Type out all the records word for word. Any pictures are to be left out.

Exercise data:
>>

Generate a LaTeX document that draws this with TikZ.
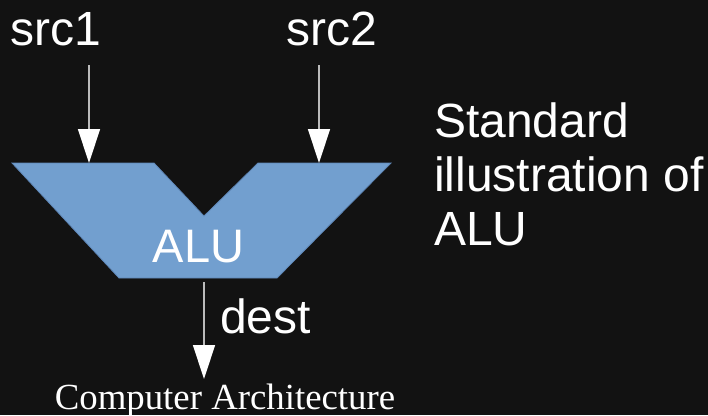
\documentclass[tikz,border=0pt]{standalone}
\usepackage{fontspec}
\setmainfont{Liberation Sans}
\newfontfamily\serifcap{Liberation Serif}
\usetikzlibrary{arrows.meta}
\definecolor{bgc}{HTML}{121212}
\definecolor{alufill}{HTML}{729FCF}
\definecolor{aluedge}{HTML}{5E86B6}
\definecolor{linec}{HTML}{BBBBBB}
\tikzset{
  lbl/.style={text=white,inner sep=0pt,font=\fontsize{48}{54}\selectfont},
  conn/.style={draw=linec,line width=1.4pt,-{Triangle[length=34pt,width=22pt,color=white,fill=white]}},
  alushape/.style={fill=alufill,draw=aluedge,line width=0.8pt,line join=miter}
}
\begin{document}
\begin{tikzpicture}[x=1pt,y=-1pt]
\useasboundingbox (0,0) rectangle (708,415);
\fill[bgc] (0,0) rectangle (708,415);
% ALU shape
\coordinate (p1) at (12,163);
\coordinate (p2) at (154,163);
\coordinate (notch) at (204,216);
\coordinate (p4) at (258,163);
\coordinate (p5) at (391,163);
\coordinate (p6) at (277,278);
\coordinate (p7) at (119,278);
\draw[alushape] (p1) -- (p2) -- (notch) -- (p4) -- (p5) -- (p6) -- (p7) -- cycle;
\node[lbl,anchor=base,font=\fontsize{47}{54}\selectfont] (alu) at (198.5,262) {ALU};
% labels
\node[lbl,anchor=base west] (src1) at (10.5,45) {src1};
\node[lbl,anchor=base west] (src2) at (286.5,45) {src2};
\node[lbl,anchor=base west] (dest) at (220,333) {dest};
\node[lbl,anchor=north west,align=left] (std) at (434,102.5) {Standard\\illustration of\\ALU};
\node[text=white,inner sep=0pt,anchor=base,font=\serifcap\fontsize{36.8}{40}\selectfont] (arch) at (225,409) {Computer Architecture};
% connectors
\coordinate (a1s) at (89,65);
\coordinate (a1e) at (89,163);
\coordinate (a2s) at (319,65);
\coordinate (a2e) at (319,163);
\coordinate (ds) at (204,282);
\coordinate (de) at (204,379);
\draw[conn] (a1s) -- (a1e);
\draw[conn] (a2s) -- (a2e);
\draw[conn] (ds) -- (de);
\end{tikzpicture}
\end{document}
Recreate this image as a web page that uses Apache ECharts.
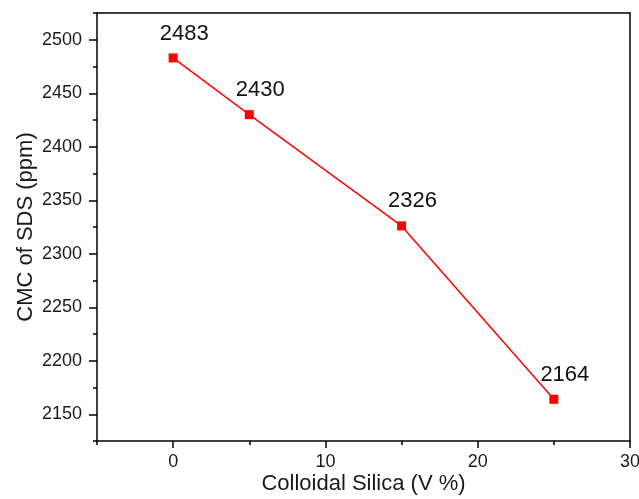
<!DOCTYPE html>
<html>
<head>
<meta charset="utf-8">
<script src="https://cdn.jsdelivr.net/npm/echarts@6/dist/echarts.min.js"></script>
<style>
  html, body { margin: 0; padding: 0; background: #fff; }
  #chart { width: 639px; height: 499px; }
</style>
</head>
<body>
<div id="chart"></div>
<script>
// Colloidal silica volume fraction (V %) and measured CMC of SDS (ppm)
const silicaPercent = [0, 5, 15, 25];
const cmcValues = [2483, 2430, 2326, 2164];

// Labelled (major) ticks on each axis
const xMajorTicks = [0, 10, 20, 30];
const yMajorTicks = [2150, 2200, 2250, 2300, 2350, 2400, 2450, 2500];

const xTitle = 'Colloidal Silica (V %)';
const yTitle = 'CMC of SDS (ppm)';

const font = '"Liberation Sans", Arial, sans-serif';
const black = '#000';
const X_MIN = -5, X_MAX = 30, Y_MIN = 2125, Y_MAX = 2525;

const points = silicaPercent.map((x, i) => [x, cmcValues[i]]);

const chart = echarts.init(document.getElementById('chart'), null, { renderer: 'canvas' });

// plain frame line for the top and right edges
const frameAxis = {
  axisLine: { show: true, onZero: false, lineStyle: { color: black, width: 1.5 } },
  axisTick: { show: false },
  axisLabel: { show: false },
  splitLine: { show: false }
};

// overlay axis that only carries the longer major ticks and their labels
const hiddenLine = { show: false, onZero: false };
const plain = v => String(v);

chart.setOption({
  animation: false,
  backgroundColor: '#fff',
  grid: {
    left: 97, top: 13, right: 9, bottom: 58,
    containLabel: false,
    outerBoundsMode: 'none'
  },
  xAxis: [
    {
      // bottom axis: line, short minor ticks every 5, title
      type: 'value', min: X_MIN, max: X_MAX, interval: 5, position: 'bottom', offset: 0,
      name: xTitle,
      nameLocation: 'middle',
      nameGap: 32,
      nameTextStyle: { fontFamily: font, fontSize: 22, color: '#1a1a1a' },
      axisLine: { onZero: false, lineStyle: { color: black, width: 1.5 } },
      axisTick: { show: true, inside: false, length: 4, lineStyle: { color: black, width: 1.5 } },
      axisLabel: { show: false },
      splitLine: { show: false }
    },
    {
      // bottom overlay: major ticks and labels
      type: 'value', min: X_MIN, max: X_MAX, interval: 5, position: 'bottom', offset: 0,
      axisLine: hiddenLine,
      axisTick: {
        show: true, inside: false, length: 7, customValues: xMajorTicks,
        lineStyle: { color: black, width: 1.5 }
      },
      axisLabel: {
        fontFamily: font, fontSize: 18, color: '#1a1a1a', margin: 12,
        customValues: xMajorTicks, formatter: plain
      },
      splitLine: { show: false }
    },
    Object.assign({ type: 'value', min: X_MIN, max: X_MAX, position: 'top' }, frameAxis)
  ],
  yAxis: [
    {
      // left axis: line, short minor ticks every 25, title
      type: 'value', min: Y_MIN, max: Y_MAX, interval: 25, position: 'left', offset: 0,
      name: yTitle,
      nameLocation: 'middle',
      nameGap: 60,
      nameTextStyle: { fontFamily: font, fontSize: 22, color: '#1a1a1a' },
      axisLine: { onZero: false, lineStyle: { color: black, width: 1.5 } },
      axisTick: { show: true, inside: false, length: 4, lineStyle: { color: black, width: 1.5 } },
      axisLabel: { show: false },
      splitLine: { show: false }
    },
    {
      // left overlay: major ticks and labels
      type: 'value', min: Y_MIN, max: Y_MAX, interval: 25, position: 'left', offset: 0,
      axisLine: hiddenLine,
      axisTick: {
        show: true, inside: false, length: 8, customValues: yMajorTicks,
        lineStyle: { color: black, width: 1.5 }
      },
      axisLabel: {
        fontFamily: font, fontSize: 18, color: '#1a1a1a', margin: 15,
        customValues: yMajorTicks, formatter: plain
      },
      splitLine: { show: false }
    },
    Object.assign({ type: 'value', min: Y_MIN, max: Y_MAX, position: 'right' }, frameAxis)
  ],
  series: [
    {
      type: 'line',
      data: points,
      xAxisIndex: 0,
      yAxisIndex: 0,
      symbol: 'rect',
      symbolSize: 9,
      itemStyle: { color: '#ff0000' },
      lineStyle: { color: '#ff0000', width: 1.5 },
      label: {
        show: true,
        position: 'top',
        distance: 9,
        offset: [11, 0],
        fontFamily: font,
        fontSize: 22,
        color: '#111',
        formatter: p => String(p.value[1])
      }
    }
  ]
});
</script>
</body>
</html>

<<

Final result:
Generate a LaTeX document that draws this with TikZ.
\documentclass[tikz,border=0pt]{standalone}
\usepackage{fontspec}
\setmainfont{Liberation Sans}
\newfontfamily\serifcap{Liberation Serif}
\usetikzlibrary{arrows.meta}
\definecolor{bgc}{HTML}{121212}
\definecolor{alufill}{HTML}{729FCF}
\definecolor{aluedge}{HTML}{5E86B6}
\definecolor{linec}{HTML}{BBBBBB}
\tikzset{
  lbl/.style={text=white,inner sep=0pt,font=\fontsize{48}{54}\selectfont},
  conn/.style={draw=linec,line width=1.4pt,-{Triangle[length=34pt,width=22pt,color=white,fill=white]}},
  alushape/.style={fill=alufill,draw=aluedge,line width=0.8pt,line join=miter}
}
\begin{document}
\begin{tikzpicture}[x=1pt,y=-1pt]
\useasboundingbox (0,0) rectangle (708,415);
\fill[bgc] (0,0) rectangle (708,415);
% ALU shape
\coordinate (p1) at (12,163);
\coordinate (p2) at (154,163);
\coordinate (notch) at (204,216);
\coordinate (p4) at (258,163);
\coordinate (p5) at (391,163);
\coordinate (p6) at (277,278);
\coordinate (p7) at (119,278);
\draw[alushape] (p1) -- (p2) -- (notch) -- (p4) -- (p5) -- (p6) -- (p7) -- cycle;
\node[lbl,anchor=base,font=\fontsize{47}{54}\selectfont] (alu) at (198.5,262) {ALU};
% labels
\node[lbl,anchor=base west] (src1) at (10.5,45) {src1};
\node[lbl,anchor=base west] (src2) at (286.5,45) {src2};
\node[lbl,anchor=base west] (dest) at (220,333) {dest};
\node[lbl,anchor=north west,align=left] (std) at (434,102.5) {Standard\\illustration of\\ALU};
\node[text=white,inner sep=0pt,anchor=base,font=\serifcap\fontsize{36.8}{40}\selectfont] (arch) at (225,409) {Computer Architecture};
% connectors
\coordinate (a1s) at (89,65);
\coordinate (a1e) at (89,163);
\coordinate (a2s) at (319,65);
\coordinate (a2e) at (319,163);
\coordinate (ds) at (204,282);
\coordinate (de) at (204,379);
\draw[conn] (a1s) -- (a1e);
\draw[conn] (a2s) -- (a2e);
\draw[conn] (ds) -- (de);
\end{tikzpicture}
\end{document}
Recreate this image as a web page that uses Apache ECharts.
<!DOCTYPE html>
<html>
<head>
<meta charset="utf-8">
<script src="https://cdn.jsdelivr.net/npm/echarts@6/dist/echarts.min.js"></script>
<style>
  html, body { margin: 0; padding: 0; background: #fff; }
  #chart { width: 639px; height: 499px; }
</style>
</head>
<body>
<div id="chart"></div>
<script>
// Colloidal silica volume fraction (V %) and measured CMC of SDS (ppm)
const silicaPercent = [0, 5, 15, 25];
const cmcValues = [2483, 2430, 2326, 2164];

// Labelled (major) ticks on each axis
const xMajorTicks = [0, 10, 20, 30];
const yMajorTicks = [2150, 2200, 2250, 2300, 2350, 2400, 2450, 2500];

const xTitle = 'Colloidal Silica (V %)';
const yTitle = 'CMC of SDS (ppm)';

const font = '"Liberation Sans", Arial, sans-serif';
const black = '#000';
const X_MIN = -5, X_MAX = 30, Y_MIN = 2125, Y_MAX = 2525;

const points = silicaPercent.map((x, i) => [x, cmcValues[i]]);

const chart = echarts.init(document.getElementById('chart'), null, { renderer: 'canvas' });

// plain frame line for the top and right edges
const frameAxis = {
  axisLine: { show: true, onZero: false, lineStyle: { color: black, width: 1.5 } },
  axisTick: { show: false },
  axisLabel: { show: false },
  splitLine: { show: false }
};

// overlay axis that only carries the longer major ticks and their labels
const hiddenLine = { show: false, onZero: false };
const plain = v => String(v);

chart.setOption({
  animation: false,
  backgroundColor: '#fff',
  grid: {
    left: 97, top: 13, right: 9, bottom: 58,
    containLabel: false,
    outerBoundsMode: 'none'
  },
  xAxis: [
    {
      // bottom axis: line, short minor ticks every 5, title
      type: 'value', min: X_MIN, max: X_MAX, interval: 5, position: 'bottom', offset: 0,
      name: xTitle,
      nameLocation: 'middle',
      nameGap: 32,
      nameTextStyle: { fontFamily: font, fontSize: 22, color: '#1a1a1a' },
      axisLine: { onZero: false, lineStyle: { color: black, width: 1.5 } },
      axisTick: { show: true, inside: false, length: 4, lineStyle: { color: black, width: 1.5 } },
      axisLabel: { show: false },
      splitLine: { show: false }
    },
    {
      // bottom overlay: major ticks and labels
      type: 'value', min: X_MIN, max: X_MAX, interval: 5, position: 'bottom', offset: 0,
      axisLine: hiddenLine,
      axisTick: {
        show: true, inside: false, length: 7, customValues: xMajorTicks,
        lineStyle: { color: black, width: 1.5 }
      },
      axisLabel: {
        fontFamily: font, fontSize: 18, color: '#1a1a1a', margin: 12,
        customValues: xMajorTicks, formatter: plain
      },
      splitLine: { show: false }
    },
    Object.assign({ type: 'value', min: X_MIN, max: X_MAX, position: 'top' }, frameAxis)
  ],
  yAxis: [
    {
      // left axis: line, short minor ticks every 25, title
      type: 'value', min: Y_MIN, max: Y_MAX, interval: 25, position: 'left', offset: 0,
      name: yTitle,
      nameLocation: 'middle',
      nameGap: 60,
      nameTextStyle: { fontFamily: font, fontSize: 22, color: '#1a1a1a' },
      axisLine: { onZero: false, lineStyle: { color: black, width: 1.5 } },
      axisTick: { show: true, inside: false, length: 4, lineStyle: { color: black, width: 1.5 } },
      axisLabel: { show: false },
      splitLine: { show: false }
    },
    {
      // left overlay: major ticks and labels
      type: 'value', min: Y_MIN, max: Y_MAX, interval: 25, position: 'left', offset: 0,
      axisLine: hiddenLine,
      axisTick: {
        show: true, inside: false, length: 8, customValues: yMajorTicks,
        lineStyle: { color: black, width: 1.5 }
      },
      axisLabel: {
        fontFamily: font, fontSize: 18, color: '#1a1a1a', margin: 15,
        customValues: yMajorTicks, formatter: plain
      },
      splitLine: { show: false }
    },
    Object.assign({ type: 'value', min: Y_MIN, max: Y_MAX, position: 'right' }, frameAxis)
  ],
  series: [
    {
      type: 'line',
      data: points,
      xAxisIndex: 0,
      yAxisIndex: 0,
      symbol: 'rect',
      symbolSize: 9,
      itemStyle: { color: '#ff0000' },
      lineStyle: { color: '#ff0000', width: 1.5 },
      label: {
        show: true,
        position: 'top',
        distance: 9,
        offset: [11, 0],
        fontFamily: font,
        fontSize: 22,
        color: '#111',
        formatter: p => String(p.value[1])
      }
    }
  ]
});
</script>
</body>
</html>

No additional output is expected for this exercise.